Task brief
Print all of the data exactly as written.

· · · · · · ·

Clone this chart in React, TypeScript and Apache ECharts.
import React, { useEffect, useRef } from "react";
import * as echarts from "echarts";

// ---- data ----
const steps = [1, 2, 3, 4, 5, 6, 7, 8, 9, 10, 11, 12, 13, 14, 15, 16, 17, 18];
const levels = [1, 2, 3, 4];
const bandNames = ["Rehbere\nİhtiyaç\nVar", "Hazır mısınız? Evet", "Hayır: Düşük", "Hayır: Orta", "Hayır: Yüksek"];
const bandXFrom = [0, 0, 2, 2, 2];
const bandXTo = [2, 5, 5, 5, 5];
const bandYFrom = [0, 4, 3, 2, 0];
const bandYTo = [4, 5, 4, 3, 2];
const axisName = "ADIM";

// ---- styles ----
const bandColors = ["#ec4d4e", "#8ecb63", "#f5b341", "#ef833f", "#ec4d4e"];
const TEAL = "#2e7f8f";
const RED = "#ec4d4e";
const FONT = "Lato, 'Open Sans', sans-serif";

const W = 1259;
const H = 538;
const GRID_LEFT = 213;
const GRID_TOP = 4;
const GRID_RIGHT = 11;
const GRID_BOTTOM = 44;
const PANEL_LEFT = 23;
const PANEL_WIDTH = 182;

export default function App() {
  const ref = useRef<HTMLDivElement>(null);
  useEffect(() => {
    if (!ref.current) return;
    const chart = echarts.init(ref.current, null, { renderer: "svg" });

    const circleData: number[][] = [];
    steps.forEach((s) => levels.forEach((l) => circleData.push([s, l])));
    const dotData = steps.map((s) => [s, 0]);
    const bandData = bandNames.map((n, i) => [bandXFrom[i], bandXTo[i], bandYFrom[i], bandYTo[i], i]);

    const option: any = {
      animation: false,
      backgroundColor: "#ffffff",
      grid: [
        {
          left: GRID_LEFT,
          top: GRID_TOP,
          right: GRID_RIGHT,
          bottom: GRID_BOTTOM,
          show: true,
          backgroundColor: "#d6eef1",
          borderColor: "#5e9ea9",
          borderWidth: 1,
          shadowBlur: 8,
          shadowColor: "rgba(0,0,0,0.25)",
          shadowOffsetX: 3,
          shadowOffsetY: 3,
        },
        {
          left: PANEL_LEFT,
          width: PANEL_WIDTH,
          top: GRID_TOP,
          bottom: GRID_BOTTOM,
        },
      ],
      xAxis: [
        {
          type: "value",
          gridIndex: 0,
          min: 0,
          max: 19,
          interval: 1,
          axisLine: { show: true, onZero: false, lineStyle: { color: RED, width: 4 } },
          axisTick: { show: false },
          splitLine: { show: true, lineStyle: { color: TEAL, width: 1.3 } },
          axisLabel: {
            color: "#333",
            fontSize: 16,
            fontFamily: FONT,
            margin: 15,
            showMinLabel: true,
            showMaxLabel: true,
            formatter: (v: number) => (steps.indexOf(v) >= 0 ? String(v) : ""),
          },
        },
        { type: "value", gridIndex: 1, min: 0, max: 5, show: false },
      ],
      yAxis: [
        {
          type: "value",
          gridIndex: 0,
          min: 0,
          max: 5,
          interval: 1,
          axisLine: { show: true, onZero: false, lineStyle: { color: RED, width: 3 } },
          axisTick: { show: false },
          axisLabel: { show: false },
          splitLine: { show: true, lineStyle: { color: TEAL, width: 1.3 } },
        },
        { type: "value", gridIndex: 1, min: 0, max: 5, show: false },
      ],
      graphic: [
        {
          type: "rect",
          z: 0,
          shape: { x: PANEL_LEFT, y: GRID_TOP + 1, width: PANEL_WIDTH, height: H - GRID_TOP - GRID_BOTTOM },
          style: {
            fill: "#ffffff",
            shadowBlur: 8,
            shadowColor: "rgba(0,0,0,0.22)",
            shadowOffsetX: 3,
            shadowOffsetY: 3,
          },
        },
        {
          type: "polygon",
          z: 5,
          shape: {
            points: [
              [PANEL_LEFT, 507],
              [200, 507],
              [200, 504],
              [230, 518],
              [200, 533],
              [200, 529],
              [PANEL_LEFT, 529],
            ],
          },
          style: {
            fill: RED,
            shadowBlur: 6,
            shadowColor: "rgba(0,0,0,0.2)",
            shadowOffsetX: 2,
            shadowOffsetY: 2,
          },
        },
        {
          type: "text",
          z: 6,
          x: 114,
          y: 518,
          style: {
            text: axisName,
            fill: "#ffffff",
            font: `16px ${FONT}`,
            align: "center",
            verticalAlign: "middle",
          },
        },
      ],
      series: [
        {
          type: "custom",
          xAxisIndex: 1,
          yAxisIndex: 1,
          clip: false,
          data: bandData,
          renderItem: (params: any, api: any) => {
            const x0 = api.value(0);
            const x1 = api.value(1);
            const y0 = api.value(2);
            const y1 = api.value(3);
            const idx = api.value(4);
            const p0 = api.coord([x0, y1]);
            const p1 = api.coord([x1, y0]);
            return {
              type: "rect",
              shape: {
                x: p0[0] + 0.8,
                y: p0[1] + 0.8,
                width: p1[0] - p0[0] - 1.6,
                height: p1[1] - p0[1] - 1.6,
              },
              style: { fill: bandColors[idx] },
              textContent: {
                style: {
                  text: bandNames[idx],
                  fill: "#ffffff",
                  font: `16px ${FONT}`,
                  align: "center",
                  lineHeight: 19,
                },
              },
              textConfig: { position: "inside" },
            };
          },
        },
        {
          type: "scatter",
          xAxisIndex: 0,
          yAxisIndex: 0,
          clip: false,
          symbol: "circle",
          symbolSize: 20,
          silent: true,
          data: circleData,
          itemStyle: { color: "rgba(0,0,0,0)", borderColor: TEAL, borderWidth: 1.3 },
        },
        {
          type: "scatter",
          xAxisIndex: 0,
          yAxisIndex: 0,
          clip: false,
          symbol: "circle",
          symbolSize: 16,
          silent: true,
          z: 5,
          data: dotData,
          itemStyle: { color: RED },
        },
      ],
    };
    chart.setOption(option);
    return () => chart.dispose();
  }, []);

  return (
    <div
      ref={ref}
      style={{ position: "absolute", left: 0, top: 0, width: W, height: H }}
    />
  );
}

· · · · · · ·

Result of the exercise
Clone this chart in React, TypeScript and Apache ECharts.
import React, { useEffect, useRef } from "react";
import * as echarts from "echarts";

// ---- data ----
const steps = [1, 2, 3, 4, 5, 6, 7, 8, 9, 10, 11, 12, 13, 14, 15, 16, 17, 18];
const levels = [1, 2, 3, 4];
const bandNames = ["Rehbere\nİhtiyaç\nVar", "Hazır mısınız? Evet", "Hayır: Düşük", "Hayır: Orta", "Hayır: Yüksek"];
const bandXFrom = [0, 0, 2, 2, 2];
const bandXTo = [2, 5, 5, 5, 5];
const bandYFrom = [0, 4, 3, 2, 0];
const bandYTo = [4, 5, 4, 3, 2];
const axisName = "ADIM";

// ---- styles ----
const bandColors = ["#ec4d4e", "#8ecb63", "#f5b341", "#ef833f", "#ec4d4e"];
const TEAL = "#2e7f8f";
const RED = "#ec4d4e";
const FONT = "Lato, 'Open Sans', sans-serif";

const W = 1259;
const H = 538;
const GRID_LEFT = 213;
const GRID_TOP = 4;
const GRID_RIGHT = 11;
const GRID_BOTTOM = 44;
const PANEL_LEFT = 23;
const PANEL_WIDTH = 182;

export default function App() {
  const ref = useRef<HTMLDivElement>(null);
  useEffect(() => {
    if (!ref.current) return;
    const chart = echarts.init(ref.current, null, { renderer: "svg" });

    const circleData: number[][] = [];
    steps.forEach((s) => levels.forEach((l) => circleData.push([s, l])));
    const dotData = steps.map((s) => [s, 0]);
    const bandData = bandNames.map((n, i) => [bandXFrom[i], bandXTo[i], bandYFrom[i], bandYTo[i], i]);

    const option: any = {
      animation: false,
      backgroundColor: "#ffffff",
      grid: [
        {
          left: GRID_LEFT,
          top: GRID_TOP,
          right: GRID_RIGHT,
          bottom: GRID_BOTTOM,
          show: true,
          backgroundColor: "#d6eef1",
          borderColor: "#5e9ea9",
          borderWidth: 1,
          shadowBlur: 8,
          shadowColor: "rgba(0,0,0,0.25)",
          shadowOffsetX: 3,
          shadowOffsetY: 3,
        },
        {
          left: PANEL_LEFT,
          width: PANEL_WIDTH,
          top: GRID_TOP,
          bottom: GRID_BOTTOM,
        },
      ],
      xAxis: [
        {
          type: "value",
          gridIndex: 0,
          min: 0,
          max: 19,
          interval: 1,
          axisLine: { show: true, onZero: false, lineStyle: { color: RED, width: 4 } },
          axisTick: { show: false },
          splitLine: { show: true, lineStyle: { color: TEAL, width: 1.3 } },
          axisLabel: {
            color: "#333",
            fontSize: 16,
            fontFamily: FONT,
            margin: 15,
            showMinLabel: true,
            showMaxLabel: true,
            formatter: (v: number) => (steps.indexOf(v) >= 0 ? String(v) : ""),
          },
        },
        { type: "value", gridIndex: 1, min: 0, max: 5, show: false },
      ],
      yAxis: [
        {
          type: "value",
          gridIndex: 0,
          min: 0,
          max: 5,
          interval: 1,
          axisLine: { show: true, onZero: false, lineStyle: { color: RED, width: 3 } },
          axisTick: { show: false },
          axisLabel: { show: false },
          splitLine: { show: true, lineStyle: { color: TEAL, width: 1.3 } },
        },
        { type: "value", gridIndex: 1, min: 0, max: 5, show: false },
      ],
      graphic: [
        {
          type: "rect",
          z: 0,
          shape: { x: PANEL_LEFT, y: GRID_TOP + 1, width: PANEL_WIDTH, height: H - GRID_TOP - GRID_BOTTOM },
          style: {
            fill: "#ffffff",
            shadowBlur: 8,
            shadowColor: "rgba(0,0,0,0.22)",
            shadowOffsetX: 3,
            shadowOffsetY: 3,
          },
        },
        {
          type: "polygon",
          z: 5,
          shape: {
            points: [
              [PANEL_LEFT, 507],
              [200, 507],
              [200, 504],
              [230, 518],
              [200, 533],
              [200, 529],
              [PANEL_LEFT, 529],
            ],
          },
          style: {
            fill: RED,
            shadowBlur: 6,
            shadowColor: "rgba(0,0,0,0.2)",
            shadowOffsetX: 2,
            shadowOffsetY: 2,
          },
        },
        {
          type: "text",
          z: 6,
          x: 114,
          y: 518,
          style: {
            text: axisName,
            fill: "#ffffff",
            font: `16px ${FONT}`,
            align: "center",
            verticalAlign: "middle",
          },
        },
      ],
      series: [
        {
          type: "custom",
          xAxisIndex: 1,
          yAxisIndex: 1,
          clip: false,
          data: bandData,
          renderItem: (params: any, api: any) => {
            const x0 = api.value(0);
            const x1 = api.value(1);
            const y0 = api.value(2);
            const y1 = api.value(3);
            const idx = api.value(4);
            const p0 = api.coord([x0, y1]);
            const p1 = api.coord([x1, y0]);
            return {
              type: "rect",
              shape: {
                x: p0[0] + 0.8,
                y: p0[1] + 0.8,
                width: p1[0] - p0[0] - 1.6,
                height: p1[1] - p0[1] - 1.6,
              },
              style: { fill: bandColors[idx] },
              textContent: {
                style: {
                  text: bandNames[idx],
                  fill: "#ffffff",
                  font: `16px ${FONT}`,
                  align: "center",
                  lineHeight: 19,
                },
              },
              textConfig: { position: "inside" },
            };
          },
        },
        {
          type: "scatter",
          xAxisIndex: 0,
          yAxisIndex: 0,
          clip: false,
          symbol: "circle",
          symbolSize: 20,
          silent: true,
          data: circleData,
          itemStyle: { color: "rgba(0,0,0,0)", borderColor: TEAL, borderWidth: 1.3 },
        },
        {
          type: "scatter",
          xAxisIndex: 0,
          yAxisIndex: 0,
          clip: false,
          symbol: "circle",
          symbolSize: 16,
          silent: true,
          z: 5,
          data: dotData,
          itemStyle: { color: RED },
        },
      ],
    };
    chart.setOption(option);
    return () => chart.dispose();
  }, []);

  return (
    <div
      ref={ref}
      style={{ position: "absolute", left: 0, top: 0, width: W, height: H }}
    />
  );
}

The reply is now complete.